Image by Alla Tsank
It was Jungian analyst D. Stephenson Bond, in his 1993 book Living Myth, who first used the phrase 'falling out of myth' to describe what happens to us when we cannot live by the dominant myth of our culture – in other words, when the ways of life that previous generations pursued, when the values they espoused and beliefs they held, become intolerable to us. In every generation there are people who fall out of the dominant cultural myth, but today it seems that there are more than ever before. And that's because our cultural myth is dying.
A cultural myth is alive and thriving when it offers up a way of life which inspires us, nourishes us, and satisfies our need for meaning. But when the heart bleeds out of our cultural myth and it grows arid and lifeless, we in turn become alienated and rootless. Our lives are lived outside of any meaningful context; they become storyless, curiously plotless – because it is myth that provides the meaning by which we structure our lives. Myth is many things, but above all, myth is meaning. If we fall out of myth, we fall out of meaning. We are trying to find a path back out of the dark woods, but when we set off on the journey originally, the stores were all out of breadcrumbs. There's no trail to follow which will take us home. There is no home.

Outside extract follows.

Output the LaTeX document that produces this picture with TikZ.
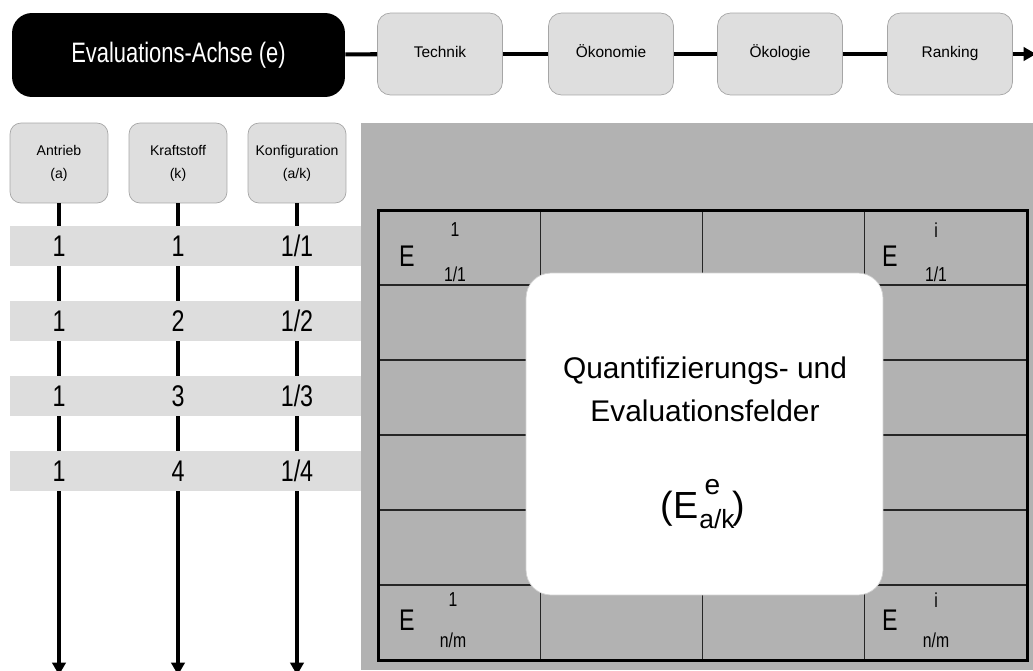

As we all know, the dominant myth in Western culture has for a good few centuries now been founded on the premise that humans are superior to 'nature' (and, as a not-unrelated by-product, that men are superior to women). Progress and growth, and a constant striving for personal achievement and supremacy (we are told) are what a meaningful life is all about. But if we cast aside the veil and look around us today with clear and wide-open eyes, it's not a thriving, vibrant civilisation that we'll see, but rather the consequences of a long slow slide into cultural decay. That cultural paralysis has been caused by the death of the prevailing myth on which our culture was founded: a myth which has not only led our own species into worldwide social and political turmoil, but has led us to inflict a series of environmental catastrophes on the rest of the planet. None of this is likely to end well.
So the dominant cultural myth is dying. What happens next?
What needs to happens next, of course, is the transformation of the dying cultural myth into something a little more ... functional. But that doesn't happen overnight, and it doesn't happen by popular acclaim. Usually, cultural myths begin to be transformed by individuals who fall out of the prevailing myth, and who begin to live in a new one of their own making. Because, as Jung suggested, when the declining myths of earlier generations begin to fade, the mythmaking process resides in individuals. The birth of a personal myth in the imagination of a single individual, or a group of individuals, may lead to the rebirth of new myths in the imagination of the culture.
It's the mythical misfits, then, who kickstart the transformation of the world, and who begin to imagine more sustainable and meaningful ways of living. Sustainable, because the strongest, most enduring and most satisfying cultural myths are those that spring out of a functional and harmonious relationship to the environment in which its people live. The myths that call on people to live balanced lives, taking no more than they need, respecting the land and the nonhuman others we share it with, are the myths that will lead a culture not only to survive, but to thrive. Most indigenous mythologies do this. Our own native mythologies do this, as I discussed in a recent blog post for Immanence, a new journal of myth and folklore, entitled 'Archetypes and the Ecological Imagination'. And when we live in a myth that doesn't spring directly out of our own heads, but which is an act of co-creation, a myth which comes out of that imaginal space between us and the land – only then can psyche truly be in balance with nature.
Today's mythical misfits know this. Today's mythical misfits are rejecting a culture which values neither intuition nor imagination, which values neither the land nor its nonhuman inhabitants. They're deserting the crumbling institutions, and creating communities of their own which celebrate life rather than destroying it. When the great blazing bonfire of a culture goes out, what remains are a few individual flames. It's when those individual flames come together that we can kindle a new fire. Mythical misfits of the world, it's time to unite!